In this scenario with my bulk web page opening program, the custodian is left untouched, and he never closes anything, because my program doesn't end, so he had no way of knowing what to do.
There are two ways of fixing this file descriptor leak:
close-input-port, like the docs say
Number one is worth mentioning to showcase how deep you can go with Racket coding. To tell the custodian to release and free a resource, the only function we can use, is called
custodian-shutdown-all. It's a cool function to do a total shut-down on a given custodian, but... it is probably more reckless than needed.
(define (ff-open url) (define-values (s i o e) (subprocess #f #f 'stdout firefox url)) (subprocess-wait s) (custodian-shutdown-all (current-custodian)))
Now the result is simply the returned value from
custodian-shutdown-all, which is still going to be
void?. I don't really get why, but I guess the custodian can never fail on releasing objects?
Anyways, let's not go with this solution. Why? Because if I was using any other custodian-based resources on the side of this program, they would also get shut down. The way around this is to create a new custodian and have the new values be assigned to the ... employee of the main custodian?

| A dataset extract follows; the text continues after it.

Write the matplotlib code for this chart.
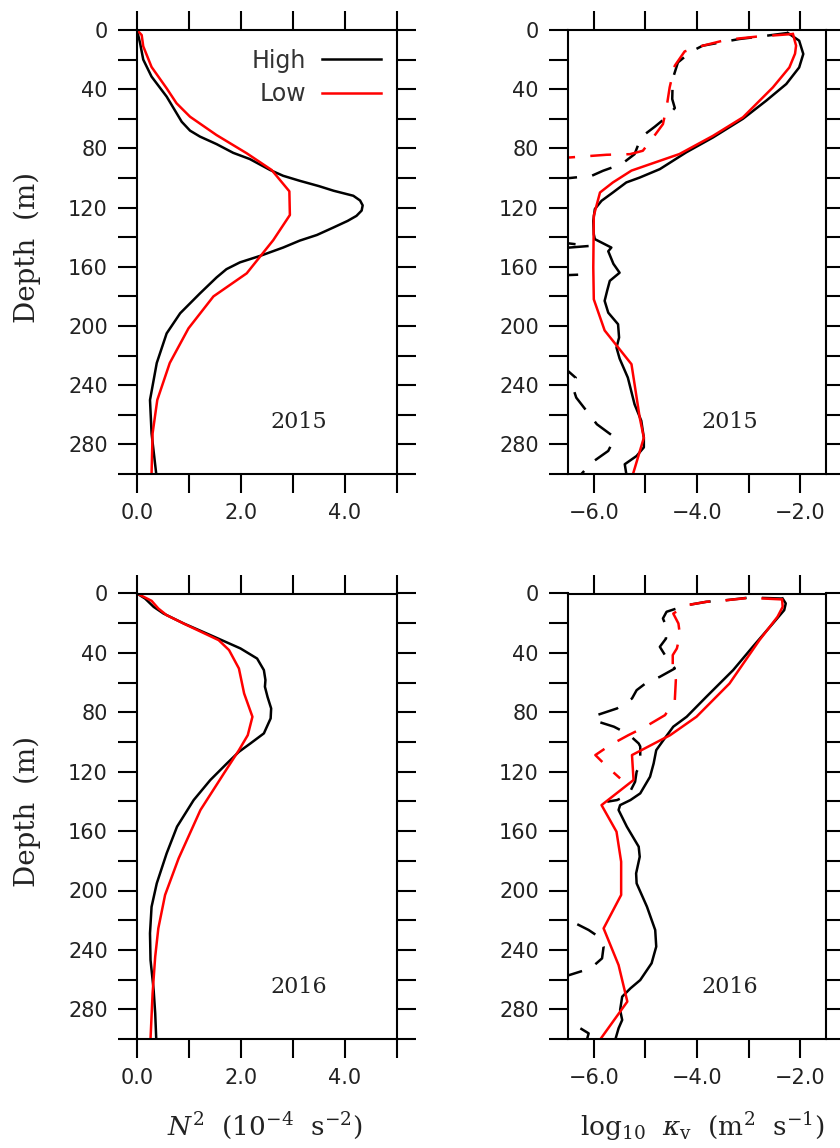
import matplotlib as mpl
mpl.use('Agg')
import matplotlib.pyplot as plt

mpl.rcParams['lines.scale_dashes'] = False
mpl.rcParams['mathtext.fontset'] = 'dejavuserif'

NAN = float('nan')

# ===== N^2 (1e-4 s^-2) =====
n2_15_high_z = [0, 9, 20, 31.5, 45, 62, 68, 72, 77.1, 83, 87.2, 94.6, 98.5, 101.9, 105.5, 108.6, 112,
                115.2, 118.5, 122, 125.6, 129, 133.4, 138.5, 142.3, 147, 152.6, 157, 161.6, 167.2, 178,
                191.4, 205, 225, 250, 272.5, 300]
n2_15_high = [0, 0.06, 0.12, 0.28, 0.57, 0.86, 1.02, 1.21, 1.53, 1.85, 2.17, 2.56, 2.81, 3.13, 3.50, 3.78,
              4.16, 4.29, 4.34, 4.32, 4.22, 4.05, 3.78, 3.46, 3.13, 2.81, 2.37, 1.98, 1.72, 1.53, 1.21,
              0.83, 0.57, 0.38, 0.25, 0.28, 0.37]
n2_15_low_z = [0, 3.4, 11, 25, 39.4, 49.5, 58.6, 71, 83.3, 94.6, 109, 125, 142, 164.4, 180, 201.6,
               225, 250, 272.5, 300]
n2_15_low = [0, 0.09, 0.12, 0.28, 0.57, 0.76, 1.02, 1.53, 2.11, 2.59, 2.93, 2.94, 2.62, 2.11, 1.47, 0.99,
             0.63, 0.39, 0.30, 0.28]

n2_16_high_z = [0, 3.4, 9, 13.5, 20.2, 28, 37, 43.8, 51.6, 58.3, 62.8, 69.6, 77.4, 84.1, 94.2, 101,
                106.6, 114.4, 125.6, 139.1, 157, 175, 195.2, 211, 228.8, 246.8, 267, 282.7, 300]
n2_16_high = [0, 0.155, 0.32, 0.51, 0.90, 1.41, 1.99, 2.31, 2.44, 2.47, 2.46, 2.51, 2.58, 2.57, 2.44, 2.18,
              1.96, 1.73, 1.41, 1.09, 0.77, 0.57, 0.38, 0.28, 0.25, 0.26, 0.32, 0.35, 0.37]
n2_16_low_z = [0, 4.9, 10.1, 14.6, 21.3, 31.4, 38.1, 50.5, 67.3, 83, 95.4, 105.5, 121.2, 145.8, 178.4,
               203, 225.5, 244.6, 269.2, 300]
n2_16_low = [0, 0.28, 0.41, 0.57, 0.96, 1.57, 1.77, 1.96, 2.06, 2.22, 2.13, 1.96, 1.67, 1.22, 0.80,
             0.54, 0.41, 0.35, 0.30, 0.26]

# ===== log10 kappa_v (m^2 s^-1); -7 = off the left edge, nan = break =====
kv_15_high_z = [2, 7.2, 16.2, 25.3, 36.5, 47.8, 60, 72.6, 82.7, 94, 99.7, 103, 109.8, 115.4, 121, 129,
                138, 141.3, 147, 149.5, 158, 164, 169.5, 176, 183, 191, 198.8, 207.8, 214.6, 222,
                234.9, 252.9, 264, 275.5, 282, 287.8, 293.4, 300]
kv_15_high = [-2.24, -2.02, -1.94, -2.02, -2.27, -2.66, -3.11, -3.69, -4.21, -4.72, -5.11, -5.37, -5.63,
              -5.85, -5.98, -6.01, -6.00, -5.98, -5.66, -5.72, -5.62, -5.50, -5.69, -5.74, -5.79, -5.72,
              -5.53, -5.51, -5.56, -5.50, -5.34, -5.21, -5.08, -5.03, -5.03, -5.17, -5.40, -5.37]
kv_15_low_z = [2.7, 10.6, 16, 25.3, 38.8, 59, 71.5, 83.8, 95, 103, 109.8, 125.5, 160.5, 182, 203,
               225.8, 261.9, 275.5, 300]
kv_15_low = [-2.14, -2.08, -2.10, -2.21, -2.53, -3.11, -3.69, -4.34, -5.27, -5.63, -5.88, -6.00, -6.01,
             -6.00, -5.79, -5.27, -5.11, -5.03, -5.24]
kv_15_high_b_z = [2, 3.9, 6.1, 10.6, 14.5, 21.9, 33, 46.7, 52.7, 58, 65.4, 71.5, 74.9, 83.9, 90.6, 95.1,
                  98.5, 100, 101, 142, 145.9, 148.5, 164.3, 165.3, 166.3, 229, 230.4, 235, 240, 248.4,
                  257.4, 266.4, 275.4, 284.4, 292.3, 300]
kv_15_high_b = [-2.24, -2.66, -3.18, -3.89, -4.11, -4.37, -4.47, -4.48, -4.43, -4.56, -4.82, -5.05, -5.11,
                -5.21, -5.46, -5.82, -6.04, -6.46, -7.0, -7.0, -6.08, -7.0, -7.0, -6.28, -7.0, -7.0, -6.5,
                -6.35, -6.42, -6.34, -6.14, -5.94, -5.59, -5.72, -6.04, -6.24]
kv_15_low_b_z = [2.7, 4.5, 6.6, 11.7, 14.5, 24.1, 29.8, 38.8, 52.3, 63.6, 72.6, 81.6, 83.9, 84.3, 86.1, 87]
kv_15_low_b = [-2.14, -2.85, -3.43, -4.01, -4.24, -4.43, -4.47, -4.53, -4.59, -4.66, -4.85, -5.05, -5.30,
               -5.75, -6.46, -7.0]

kv_16_high_z = [3.4, 6.7, 11.2, 20.2, 35.9, 51.6, 69.6, 83, 89.7, 98.7, 105.5, 114.4, 123.4, 134.6, 139.1,
                142.5, 145.8, 157, 170.5, 177.3, 188.5, 195.2, 210.9, 226.6, 237.8, 249, 260.3, 265.9,
                271.5, 280.5, 287.2, 292.8, 300]
kv_16_high = [-2.34, -2.28, -2.31, -2.53, -2.92, -3.30, -3.82, -4.20, -4.46, -4.65, -4.79, -4.84, -4.91,
              -5.10, -5.29, -5.49, -5.52, -5.36, -5.13, -5.11, -5.18, -5.17, -4.97, -4.81, -4.79, -4.88,
              -5.10, -5.29, -5.45, -5.49, -5.45, -5.52, -5.58]
kv_16_low_z = [4, 9, 15.7, 31.4, 60.6, 83, 95.4, 108.8, 125.6, 142.5, 160.4, 180.6, 203, 225.5, 250.2,
               274.8, 300]
kv_16_low = [-2.35, -2.34, -2.44, -2.79, -3.37, -4.01, -4.52, -5.26, -5.23, -5.85, -5.56, -5.47, -5.47,
             -5.81, -5.52, -5.35, -5.87]
kv_16_high_b_z = [3.4, 2.7, 4.5, 5.6, 7.9, 12.3, 16.8, 20.2, 30.3, 35.9, 41.5, 50.5, 56.1, 60.6, 65.1,
                  70.7, 77.4, 81.9, 85.3, 89.7, 94.7, 101, 103, 115.5, 120, 126.8, 135.7, 139.1, 140.2,
                  141, 219, 219.9, 226.6, 232, 237.8, 245.7, 252.4, 257, 258, 291, 292.8, 296.2, 300]
kv_16_high_b = [-2.34, -2.98, -3.43, -3.82, -4.20, -4.59, -4.66, -4.62, -4.60, -4.72, -4.62, -4.43, -4.72,
                -5.0, -5.17, -5.26, -5.55, -5.94, -6.01, -5.61, -5.33, -5.13, -5.10, -5.10, -5.17, -5.20,
                -5.33, -5.55, -5.74, NAN, -7.0, -6.48, -6.10, -5.87, -5.81, -5.84, -6.06, -6.48, -7.0,
                NAN, -6.26, -6.10, -6.13]
kv_16_low_b_z = [4, 2.9, 4.5, 5.6, 7.9, 13.5, 20.2, 28, 37, 41.5, 48.2, 58.3, 71.8, 81.9, 89.7, 95.4,
                 102, 108.8, 116.7, 124.5]
kv_16_low_b = [-2.35, -2.98, -3.43, -3.82, -4.20, -4.46, -4.36, -4.33, -4.39, -4.47, -4.47, -4.41, -4.43,
               -4.62, -5.0, -5.33, -5.68, -5.97, -5.74, -5.49]

years = ['2015', '2016']
depth_ticks = list(range(0, 301, 20))
depth_labels = [str(d) if d % 40 == 0 else '' for d in depth_ticks]
n2_ticks = [0, 1, 2, 3, 4, 5]
n2_labels = ['0.0', '', '2.0', '', '4.0', '']
kv_ticks = [-6, -5, -4, -3, -2]
kv_labels = ['\u22126.0', '', '\u22124.0', '', '\u22122.0']

W, H = 840, 1148
fig = plt.figure(figsize=(W / 100, H / 100), dpi=100)
DASH = (0, (15, 11))
LW = 1.8
TXT = '#222222'


def make_ax(x0, y0, x1, y1):
    ax = fig.add_axes([x0 / W, 1 - y1 / H, (x1 - x0) / W, (y1 - y0) / H])
    for s in ax.spines.values():
        s.set_linewidth(1.5)
    ax.tick_params(direction='out', length=13.5, width=1.5, top=True, right=True,
                   labelsize=15, pad=7.5, labelcolor=TXT)
    ax.set_ylim(300, 0)
    ax.set_yticks(depth_ticks)
    ax.set_yticklabels(depth_labels)
    return ax


rows = [(30, 474), (593.5, 1039)]
n2_data = [((n2_15_high, n2_15_high_z), (n2_15_low, n2_15_low_z)),
           ((n2_16_high, n2_16_high_z), (n2_16_low, n2_16_low_z))]
kv_data = [((kv_15_high, kv_15_high_z), (kv_15_high_b, kv_15_high_b_z),
            (kv_15_low, kv_15_low_z), (kv_15_low_b, kv_15_low_b_z)),
           ((kv_16_high, kv_16_high_z), (kv_16_high_b, kv_16_high_b_z),
            (kv_16_low, kv_16_low_z), (kv_16_low_b, kv_16_low_b_z))]

for i, (y0, y1) in enumerate(rows):
    # --- N^2 panel ---
    ax = make_ax(137, y0, 397, y1)
    (hv, hz), (lv, lz) = n2_data[i]
    l1, = ax.plot(hv, hz, color='black', lw=LW, label='High')
    l2, = ax.plot(lv, lz, color='red', lw=LW, label='Low')
    ax.set_xlim(0, 5)
    ax.set_xticks(n2_ticks)
    ax.set_xticklabels(n2_labels)
    ax.set_ylabel('Depth  (m)', family='DejaVu Serif', fontsize=20, color=TXT, va='center')
    ax.yaxis.set_label_coords(-0.42, 0.51)
    ax.text(0.623, 0.117, years[i], transform=ax.transAxes, ha='center', va='center',
            family='DejaVu Serif', fontsize=16, color=TXT)
    if i == 0:
        ax.legend(handles=[l1, l2], loc='upper right', bbox_to_anchor=(0.94, 0.958),
                  markerfirst=False, frameon=False, borderpad=0, borderaxespad=0,
                  handlelength=2.5, handletextpad=0.7, labelspacing=0.4,
                  prop={'family': 'DejaVu Sans', 'size': 17}, labelcolor='#333333')
    else:
        ax.set_xlabel(r'$N^2$  (10$^{-4}$  s$^{-2}$)', family='DejaVu Serif', fontsize=19, color=TXT)
        ax.xaxis.set_label_coords(0.49, -0.16)

    # --- kappa panel ---
    ax = make_ax(568, y0, 826, y1)
    (hv, hz), (hbv, hbz), (lv, lz), (lbv, lbz) = kv_data[i]
    ax.plot(hv, hz, color='black', lw=LW)
    ax.plot(hbv, hbz, color='black', lw=LW, ls=DASH)
    ax.plot(lv, lz, color='red', lw=LW)
    ax.plot(lbv, lbz, color='red', lw=LW, ls=DASH)
    ax.set_xlim(-6.5, -1.5)
    ax.set_xticks(kv_ticks)
    ax.set_xticklabels(kv_labels)
    ax.text(0.627, 0.117, years[i], transform=ax.transAxes, ha='center', va='center',
            family='DejaVu Serif', fontsize=16, color=TXT)
    if i == 1:
        ax.set_xlabel(r'log$_{10}$  $\kappa_{\rm v}$  (m$^2$  s$^{-1}$)', family='DejaVu Serif',
                      fontsize=19, color=TXT)
        ax.xaxis.set_label_coords(0.52, -0.16)

fig.savefig('out.png', dpi=100)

(define cust (make-custodian)) (define (ff-open url) (parameterize ([current-custodian cust]) (define-values (s i o e) (subprocess #f #f 'stdout firefox url)) (subprocess-wait s) (custodian-shutdown-all cust)))
Looks valid to me! Except, uhoh, we can't re-use a custodian that's been shut down, so we'd have to initialize a new one. Let's move the custodian inside the function then.
(define (ff-open url) (define cust (make-custodian)) (parameterize ([current-custodian cust]) (define-values (s i o e) (subprocess #f #f 'stdout *browser* url)) (subprocess-wait s) (custodian-shutdown-all cust)))
There, much better. In testing, it does actually close out all the file descriptors, so this does what we would need it to do.
Solution two is a bit easier and that's why I'll go with this one. It involves less manually managing the custodian and directly works with the ports available by closing them, freeing up the file descriptors. I guess you could say it's also less fun in that sense.
(define (ff-open url) (define-values (s i o e) (subprocess #f #f 'stdout *browser* url)) (subprocess-wait s) (close-output-port o) (close-input-port i))
Error port is ignored because there is no
close-error-port, and also because in the
subprocess call, we used a symbol
'stdout to tell
subprocess to use the same port for errors as the one for standard output.
Ah yes, that looks like the plain solution to me. Except, wait a minute, didn't this all start because our program was creating new text ports? Doesn't Racket get it's own ports for in/out/error? Is there no way to re-use those? We quite literally just asked Racket to re-use a port for the standard error stream.
Yes, and that leads to solution number three, which may or may not be a solution if you don't want text from other programs getting in the way of your text output from your regular Racket code. But, it may also prevent a file descriptor leak because we aren't creating new files.
(define (ff-open url) (define-values (s i o e) (subprocess (current-output-port) (current-input-port) 'stdout *browser* url)) (subprocess-wait s))
This final - but may not be what you need - solution will permit
subprocess programs to use the same text port as the parent Racket process for output and input, by simply using their parameter functions to grab them. Garbage text may however get in the way, so this one is not (in my eyes) the recommended one.
But it also doesn't leak! Because it's not creating new ones, this problem could have been avoided entirely if I re-used ports, which I ignored. But either way, I would rather not have program garbage text be placed into my standard output stream, so I will still go with solution number two.
Thanks for reading and hope you had some file descriptor fun with me.